SI: big type, small words..."Don't make it too complicated boys, were dealing with jocks here." Years ago, my wife got roped into ordering SI Junior; I fully expected a picture book to arrive in the mail. I was sorta disappointed that there wasn't a junior swimsuit issue, though...Hello little girl. Would you like some candy?
I beg to differ, Kevin. Despite the many chunkheads that seem to infest our Football, the sport taught me and many others valuable lessons and ethics that I doubt I could have learned in many other environments.
And being that most people never play beyond the High School level, they hardly go through any permanent physical hardship. Most of the people that I know that played all the way through college are fine. And the pros, well, that's the risk they take. I'm sure the vast majority of them wouldn't trade their careers for anything.
You ever see Kevin Schwantz' x-rays? How 'bout Mick Doohans'? (I could go on.) What would most orthopedic surgeons think of them? Christ, if we listed to doctors all the time, we'd never leave the house.
I wish my son's experience were a good as yours. He was a gifted athlete - an all star in every sport he played - but after two concussions, and trying to play through a bout of mono, he was never the same. As for the coaches - except for one, I will forever consider them to be some of the worst examples of humanity that I have ever encountered. And, if celebrating brutality and deriding those weaker than you are of any worth, I fail to see what it is.
Schwantz and Doohan were extremely talented professionals in an independent discipline; they calculated the risks and made their own decisions as young adults. Kids generally begin playing organized football in their early teens.
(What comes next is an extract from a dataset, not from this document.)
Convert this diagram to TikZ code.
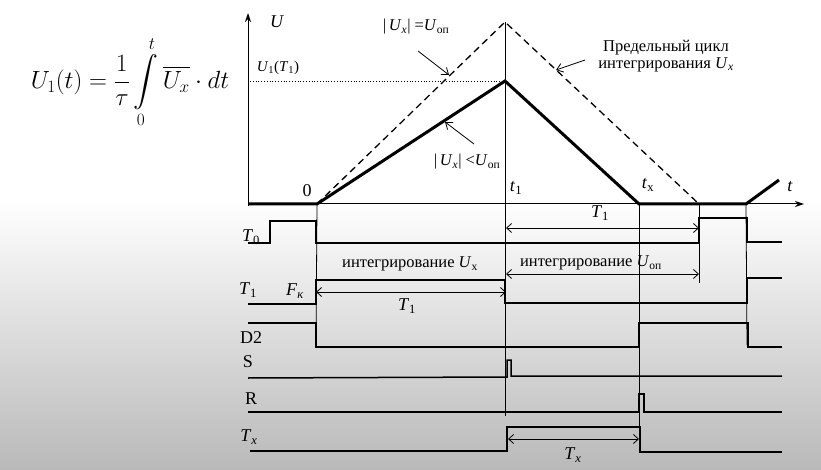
\documentclass[tikz,border=0pt]{standalone}
\usepackage{amsmath}
\usepackage{fontspec}
\setmainfont{Liberation Serif}
\usetikzlibrary{arrows.meta}
\begin{document}
\begin{tikzpicture}[x=1pt,y=-1pt,
  sig/.style={line width=1.5pt,line join=miter},
  guide/.style={line width=0.8pt},
  curve/.style={line width=3pt,line join=miter},
  limit/.style={line width=1.3pt,dash pattern=on 7pt off 4.5pt},
  dim/.style={line width=0.8pt,{Straight Barb[length=5pt,width=9pt]}-{Straight Barb[length=5pt,width=9pt]}},
  pointer/.style={line width=0.8pt,-{Straight Barb[length=6pt,width=9pt]}},
  axis/.style={line width=1pt,-{Stealth[length=9pt,width=6pt]}},
  lbl/.style={inner sep=0pt,font=\fontsize{18}{20}\selectfont},
  txt/.style={inner sep=0pt,font=\fontsize{16.5}{19}\selectfont}]
\useasboundingbox (0,0) rectangle (821,470);
\fill[white] (0,0) rectangle (821,200);
\shade[top color=white,bottom color={rgb,255:red,185;green,185;blue,185}] (0,200) rectangle (821,470);

% formula
\node[inner sep=0pt] (formula) at (130,82) {\fontsize{24.5}{29}\selectfont$\displaystyle U_1(t)=\frac{1}{\tau}\int\limits_0^t \overline{U_x}\cdot dt$};

% key points
\coordinate (A0) at (248,204);
\coordinate (Z) at (317,204);
\coordinate (P) at (505,81);
\coordinate (Q) at (505,22);
\coordinate (TX) at (639,204);
\coordinate (D) at (699,204);
\coordinate (E) at (746,204);
\coordinate (F) at (779,180);

% axes
\draw[axis] (248,206) -- (248,13);
\draw[axis] (A0) -- (804,204);

% dotted level
\draw[dotted,line width=0.8pt] (250,81) -- (P);

% guide verticals
\draw[guide] (505,22) -- (505,416);
\draw[guide] (Z) -- (316,347);
\draw[guide] (TX) -- (639,451);
\draw[guide] (D) -- (699,283);
\draw[guide] (E) -- (747,345);

% curves
\draw[limit] (Z) -- (Q) -- (D);
\draw[curve] (A0) -- (Z) -- (P) -- (TX) -- (E) -- (F);

% upper labels
\node[lbl] (lU) at (277,22) {\textit{U}};
\node[inner sep=0pt,font=\fontsize{15}{17}\selectfont] (lU1) at (278,68) {\textit{U}\textsubscript{1}(\textit{T}\textsubscript{1})};
\node[txt] (eq) at (416,27) {|\,\textit{U}\textsubscript{\textit{x}}| =\textit{U}\textsubscript{оп}};
\node[txt] (lt) at (467,162) {|\,\textit{U}\textsubscript{\textit{x}}| <\textit{U}\textsubscript{оп}};
\node[txt,align=center] (lim) at (666,56) {Предельный цикл\\[-2pt] интегрирования \textit{U}\textsubscript{\textit{x}}};
\node[lbl] (l0) at (307,191) {0};
\node[lbl] (lt1) at (516,188) {\textit{t}\textsubscript{1}};
\node[lbl] (ltx) at (648,185) {\textit{t}\textsubscript{x}};
\node[lbl] (ltt) at (790,187) {\textit{t}};

% pointer arrows
\coordinate (eqA) at (418,51);
\coordinate (eqB) at (449,75);
\draw[pointer] (eqA) -- (eqB);
\coordinate (ltA) at (474,144);
\coordinate (ltB) at (445,122);
\draw[pointer] (ltA) -- (ltB);
\coordinate (limA) at (585,60);
\coordinate (limB) at (556,70);
\draw[pointer] (limA) -- (limB);

% row labels
\node[lbl] (nT0) at (251,237) {\textit{T}\textsubscript{0}};
\node[lbl] (nT1) at (248,290) {\textit{T}\textsubscript{1}};
\node[lbl] (nFk) at (295,291) {\textit{F}\textsubscript{\textit{к}}};
\node[lbl] (nD2) at (251,338) {D2};
\node[lbl] (nS) at (248,362) {S};
\node[lbl] (nR) at (251,399) {R};
\node[lbl] (nTx) at (249,437) {\textit{T}\textsubscript{\textit{x}}};

% signals
\draw[sig] (248,243) -- (270,243) -- (270,221) -- (316,221) -- (316,243) -- (699,243) -- (699,218) -- (747,218) -- (747,242) -- (782,242);
\draw[sig] (248,304) -- (316,304) -- (316,280) -- (505,280) -- (505,303) -- (747,303) -- (747,278) -- (782,278);
\draw[sig] (248,323) -- (316,323) -- (316,347) -- (639,347) -- (639,323) -- (748,323) -- (748,347) -- (782,347);
\draw[sig] (248,378) -- (507,377) -- (507,360) -- (511,360) -- (511,376) -- (782,376);
\draw[sig] (248,412) -- (639,412) -- (639,394) -- (644,394) -- (644,412) -- (782,412);
\draw[sig] (250,451) -- (507,451) -- (507,427) -- (640,427) -- (640,452) -- (782,452);

% dimension arrows and texts
\coordinate (d1a) at (316,292); \coordinate (d1b) at (506,292);
\draw[dim] (d1a) -- (d1b);
\node[lbl] (dT1a) at (407,306) {\textit{T}\textsubscript{1}};
\coordinate (d2a) at (506,228); \coordinate (d2b) at (699,228);
\draw[dim] (d2a) -- (d2b);
\node[lbl] (dT1b) at (600,213) {\textit{T}\textsubscript{1}};
\coordinate (d3a) at (506,274); \coordinate (d3b) at (699,274);
\draw[dim] (d3a) -- (d3b);
\node[txt] (intOp) at (591,263) {интегрирование \textit{U}\textsubscript{оп}};
\node[txt] (intX) at (410,264) {интегрирование \textit{U}\textsubscript{х}};
\coordinate (d4a) at (508,439); \coordinate (d4b) at (639,439);
\draw[dim] (d4a) -- (d4b);
\node[lbl] (dTx) at (573,455) {\textit{T}\textsubscript{\textit{x}}};
\end{tikzpicture}
\end{document}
And talented or not, with or without any future prospect of playing college ball, they end up being involved in the equivalent of dozens of car wrecks not to mention the dehumanizing toll football exacts on their personalities.
In my personal opinion, football is one of the most blatant examples of mindless group-think short of joining the Klan that anyone can ever be involved.
Well, I'm sorry you feel that way and I'm sorry your kid had a bad experience. Unfortunately, there are bad people involved in every activity.
But you're painting with an extrememly broad brush. Mindless group-think? Yeah, well, maybe for some, but I think you should be more concerned with the mindless group-think that's being taught in the schools. You know, "everybody's a winner!" "No one is allowed to lose!" What the hell are we teaching kids? There's already research that says that these kids (early twenties) are having trouble adjusting to the real world because the do-gooders have them completely programed for a nice little safe world where no one will hurt their feelings and they'll never fail. Sorry, the demonization of football (and high competition in general) is all part of that process.
I wasn't taught group-think; I was taught responsibility to teamates and work ethic. And I was never the rah-rah type. But I loved playing that game, competing and being allowed to be aggressive.
...or at least most racers start at a very early age (around five) and endure competition sacrifice and risk of injury at least as high as any kid playing football. I suspect significantly higher for all three categories. So aside from being an individual sport, which can be more stressful to a kid's psyche, I'm not sure I understand your point.